▸ SET PROBLEM: Write out the material exactly. Do not include the pictures.

..........

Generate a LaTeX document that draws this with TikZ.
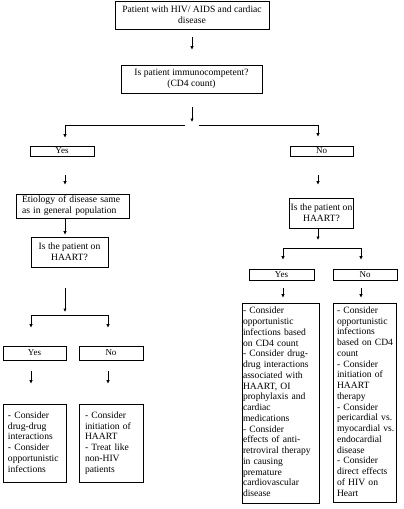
\documentclass[tikz,border=0pt]{standalone}
\usepackage{fontspec}
\setmainfont{Liberation Serif}
\usetikzlibrary{arrows.meta}
\newcommand{\lines}[1]{\begin{tabular}{@{}l@{}}#1\end{tabular}}
\begin{document}
\begin{tikzpicture}[x=1pt,y=-1pt,
  line/.style={draw, line width=0.75pt},
  arr/.style={line, -{Latex[length=3.5pt,width=3.5pt]}},
  box/.style={draw, line width=0.75pt, inner sep=1pt, align=center, font=\fontsize{9.6}{10.9}\selectfont},
  boxl/.style={draw, line width=0.75pt, inner ysep=1pt, align=left, font=\fontsize{9.6}{10.75}\selectfont},
  yn/.style={draw, line width=0.75pt, inner sep=0pt, font=\fontsize{9}{9}\selectfont}]
\useasboundingbox (0,0) rectangle (404,509);
% top
\node[box, minimum width=154, minimum height=28] (top) at (192,15) {Patient with HIV/ AIDS and cardiac\\disease};
\node[box, minimum width=141, minimum height=28] (q1) at (191.5,79) {Is patient immunocompetent?\\(CD4 count)};
\draw[arr, shorten <=8pt, shorten >=15pt] (top.south) -- (top.south |- q1.north);
\coordinate (s1) at (192,125);
\coordinate (s1L) at (65,125);
\coordinate (s1R) at (318,125);
\coordinate (g1) at (185,125);
\coordinate (g2) at (199,125);
\draw[arr, shorten <=14pt, shorten >=3pt] (q1.south -| s1) -- (s1);
\draw[line] (s1L) -- (g1);
\draw[line] (g2) -- (s1R);
% level 2
\node[yn, minimum width=64, minimum height=10] (yes1) at (62,151) {Yes};
\node[yn, minimum width=63, minimum height=10] (no1) at (321.5,151) {No};
\draw[arr, shorten >=8pt] (s1L) -- (s1L |- yes1.north);
\draw[arr, shorten >=9pt] (s1R) -- (s1R |- no1.north);
% left branch
\node[boxl, minimum width=113, minimum height=24, text width=101, inner xsep=6pt] (etio) at (72.5,206) {\lines{Etiology of disease same\\as in general population}};
\draw[arr, shorten <=19pt, shorten >=9pt] (yes1.south -| s1L) -- (etio.north -| s1L);
\node[box, minimum width=77, minimum height=30] (h1) at (69.5,252) {Is the patient on\\HAART?};
\draw[arr, shorten >=2pt] (etio.south -| s1L) -- (h1.north -| s1L);
\coordinate (s2) at (65,315);
\coordinate (s2L) at (31,315);
\coordinate (s2R) at (108,315);
\draw[arr, shorten <=21pt, shorten >=3pt] (h1.south -| s2) -- (s2);
\draw[line] (s2L) -- (s2R);
\node[yn, minimum width=63, minimum height=14] (yesL) at (34.5,353) {Yes};
\node[yn, minimum width=64, minimum height=14] (noL) at (111,353) {No};
\draw[arr, shorten >=18pt] (s2L) -- (s2L |- yesL.north);
\draw[arr, shorten >=18pt] (s2R) -- (s2R |- noL.north);
\node[boxl, minimum width=63, minimum height=78, text width=53, inner xsep=5pt] (bL) at (34.5,443) {\lines{- Consider\\drug-drug\\interactions\\- Consider\\opportunistic\\infections}};
\node[boxl, minimum width=64, minimum height=78, text width=52, inner xsep=6pt] (bNL) at (111,443) {\lines{- Consider\\initiation of\\HAART\\- Treat like\\non-HIV\\patients}};
\draw[arr, shorten <=11pt, shorten >=20pt] (yesL.south -| s2L) -- (bL.north -| s2L);
\draw[arr, shorten <=11pt, shorten >=20pt] (noL.south -| s2R) -- (bNL.north -| s2R);
% right branch
\node[box, minimum width=59, minimum height=30] (h2) at (321.5,213) {Is the patient on\\HAART?};
\draw[arr, shorten <=19pt, shorten >=13pt] (no1.south -| s1R) -- (h2.north -| s1R);
\coordinate (s3) at (318,248);
\coordinate (s3L) at (283,248);
\coordinate (s3R) at (361,248);
\draw[arr, shorten >=8pt] (h2.south -| s3) -- (s3);
\draw[line] (s3L) -- (s3R);
\node[yn, minimum width=65, minimum height=11] (yesR) at (281.5,274.5) {Yes};
\node[yn, minimum width=64, minimum height=11] (noR) at (365,274.5) {No};
\draw[arr, shorten >=9pt] (s3L) -- (s3L |- yesR.north);
\draw[arr, shorten >=9pt] (s3R) -- (s3R |- noR.north);
\node[boxl, minimum width=77, minimum height=200, text width=75, inner xsep=1pt] (bR1) at (280.5,403) {\lines{- Consider\\opportunistic\\infections based\\on CD4 count\\- Consider drug-\\drug interactions\\associated with\\HAART, OI\\prophylaxis and\\cardiac\\medications\\- Consider\\effects of anti-\\retroviral therapy\\in causing\\premature\\cardiovascular\\disease}};
\node[boxl, minimum width=63, minimum height=199, text width=55, inner xsep=4pt] (bR2) at (364.5,402.5) {\lines{- Consider\\opportunistic\\infections\\based on CD4\\count\\- Consider\\initiation of\\HAART\\therapy\\- Consider\\pericardial vs.\\myocardial vs.\\endocardial\\disease\\- Consider\\direct effects\\of HIV on\\Heart}};
\draw[arr, shorten <=8pt, shorten >=5pt] (yesR.south -| s3L) -- (bR1.north -| s3L);
\draw[arr, shorten <=8pt, shorten >=5pt] (noR.south -| s3R) -- (bR2.north -| s3R);
\end{tikzpicture}
\end{document}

..........

▸ PROBLEM SOLUTION:
Generate a LaTeX document that draws this with TikZ.
\documentclass[tikz,border=0pt]{standalone}
\usepackage{fontspec}
\setmainfont{Liberation Serif}
\usetikzlibrary{arrows.meta}
\newcommand{\lines}[1]{\begin{tabular}{@{}l@{}}#1\end{tabular}}
\begin{document}
\begin{tikzpicture}[x=1pt,y=-1pt,
  line/.style={draw, line width=0.75pt},
  arr/.style={line, -{Latex[length=3.5pt,width=3.5pt]}},
  box/.style={draw, line width=0.75pt, inner sep=1pt, align=center, font=\fontsize{9.6}{10.9}\selectfont},
  boxl/.style={draw, line width=0.75pt, inner ysep=1pt, align=left, font=\fontsize{9.6}{10.75}\selectfont},
  yn/.style={draw, line width=0.75pt, inner sep=0pt, font=\fontsize{9}{9}\selectfont}]
\useasboundingbox (0,0) rectangle (404,509);
% top
\node[box, minimum width=154, minimum height=28] (top) at (192,15) {Patient with HIV/ AIDS and cardiac\\disease};
\node[box, minimum width=141, minimum height=28] (q1) at (191.5,79) {Is patient immunocompetent?\\(CD4 count)};
\draw[arr, shorten <=8pt, shorten >=15pt] (top.south) -- (top.south |- q1.north);
\coordinate (s1) at (192,125);
\coordinate (s1L) at (65,125);
\coordinate (s1R) at (318,125);
\coordinate (g1) at (185,125);
\coordinate (g2) at (199,125);
\draw[arr, shorten <=14pt, shorten >=3pt] (q1.south -| s1) -- (s1);
\draw[line] (s1L) -- (g1);
\draw[line] (g2) -- (s1R);
% level 2
\node[yn, minimum width=64, minimum height=10] (yes1) at (62,151) {Yes};
\node[yn, minimum width=63, minimum height=10] (no1) at (321.5,151) {No};
\draw[arr, shorten >=8pt] (s1L) -- (s1L |- yes1.north);
\draw[arr, shorten >=9pt] (s1R) -- (s1R |- no1.north);
% left branch
\node[boxl, minimum width=113, minimum height=24, text width=101, inner xsep=6pt] (etio) at (72.5,206) {\lines{Etiology of disease same\\as in general population}};
\draw[arr, shorten <=19pt, shorten >=9pt] (yes1.south -| s1L) -- (etio.north -| s1L);
\node[box, minimum width=77, minimum height=30] (h1) at (69.5,252) {Is the patient on\\HAART?};
\draw[arr, shorten >=2pt] (etio.south -| s1L) -- (h1.north -| s1L);
\coordinate (s2) at (65,315);
\coordinate (s2L) at (31,315);
\coordinate (s2R) at (108,315);
\draw[arr, shorten <=21pt, shorten >=3pt] (h1.south -| s2) -- (s2);
\draw[line] (s2L) -- (s2R);
\node[yn, minimum width=63, minimum height=14] (yesL) at (34.5,353) {Yes};
\node[yn, minimum width=64, minimum height=14] (noL) at (111,353) {No};
\draw[arr, shorten >=18pt] (s2L) -- (s2L |- yesL.north);
\draw[arr, shorten >=18pt] (s2R) -- (s2R |- noL.north);
\node[boxl, minimum width=63, minimum height=78, text width=53, inner xsep=5pt] (bL) at (34.5,443) {\lines{- Consider\\drug-drug\\interactions\\- Consider\\opportunistic\\infections}};
\node[boxl, minimum width=64, minimum height=78, text width=52, inner xsep=6pt] (bNL) at (111,443) {\lines{- Consider\\initiation of\\HAART\\- Treat like\\non-HIV\\patients}};
\draw[arr, shorten <=11pt, shorten >=20pt] (yesL.south -| s2L) -- (bL.north -| s2L);
\draw[arr, shorten <=11pt, shorten >=20pt] (noL.south -| s2R) -- (bNL.north -| s2R);
% right branch
\node[box, minimum width=59, minimum height=30] (h2) at (321.5,213) {Is the patient on\\HAART?};
\draw[arr, shorten <=19pt, shorten >=13pt] (no1.south -| s1R) -- (h2.north -| s1R);
\coordinate (s3) at (318,248);
\coordinate (s3L) at (283,248);
\coordinate (s3R) at (361,248);
\draw[arr, shorten >=8pt] (h2.south -| s3) -- (s3);
\draw[line] (s3L) -- (s3R);
\node[yn, minimum width=65, minimum height=11] (yesR) at (281.5,274.5) {Yes};
\node[yn, minimum width=64, minimum height=11] (noR) at (365,274.5) {No};
\draw[arr, shorten >=9pt] (s3L) -- (s3L |- yesR.north);
\draw[arr, shorten >=9pt] (s3R) -- (s3R |- noR.north);
\node[boxl, minimum width=77, minimum height=200, text width=75, inner xsep=1pt] (bR1) at (280.5,403) {\lines{- Consider\\opportunistic\\infections based\\on CD4 count\\- Consider drug-\\drug interactions\\associated with\\HAART, OI\\prophylaxis and\\cardiac\\medications\\- Consider\\effects of anti-\\retroviral therapy\\in causing\\premature\\cardiovascular\\disease}};
\node[boxl, minimum width=63, minimum height=199, text width=55, inner xsep=4pt] (bR2) at (364.5,402.5) {\lines{- Consider\\opportunistic\\infections\\based on CD4\\count\\- Consider\\initiation of\\HAART\\therapy\\- Consider\\pericardial vs.\\myocardial vs.\\endocardial\\disease\\- Consider\\direct effects\\of HIV on\\Heart}};
\draw[arr, shorten <=8pt, shorten >=5pt] (yesR.south -| s3L) -- (bR1.north -| s3L);
\draw[arr, shorten <=8pt, shorten >=5pt] (noR.south -| s3R) -- (bR2.north -| s3R);
\end{tikzpicture}
\end{document}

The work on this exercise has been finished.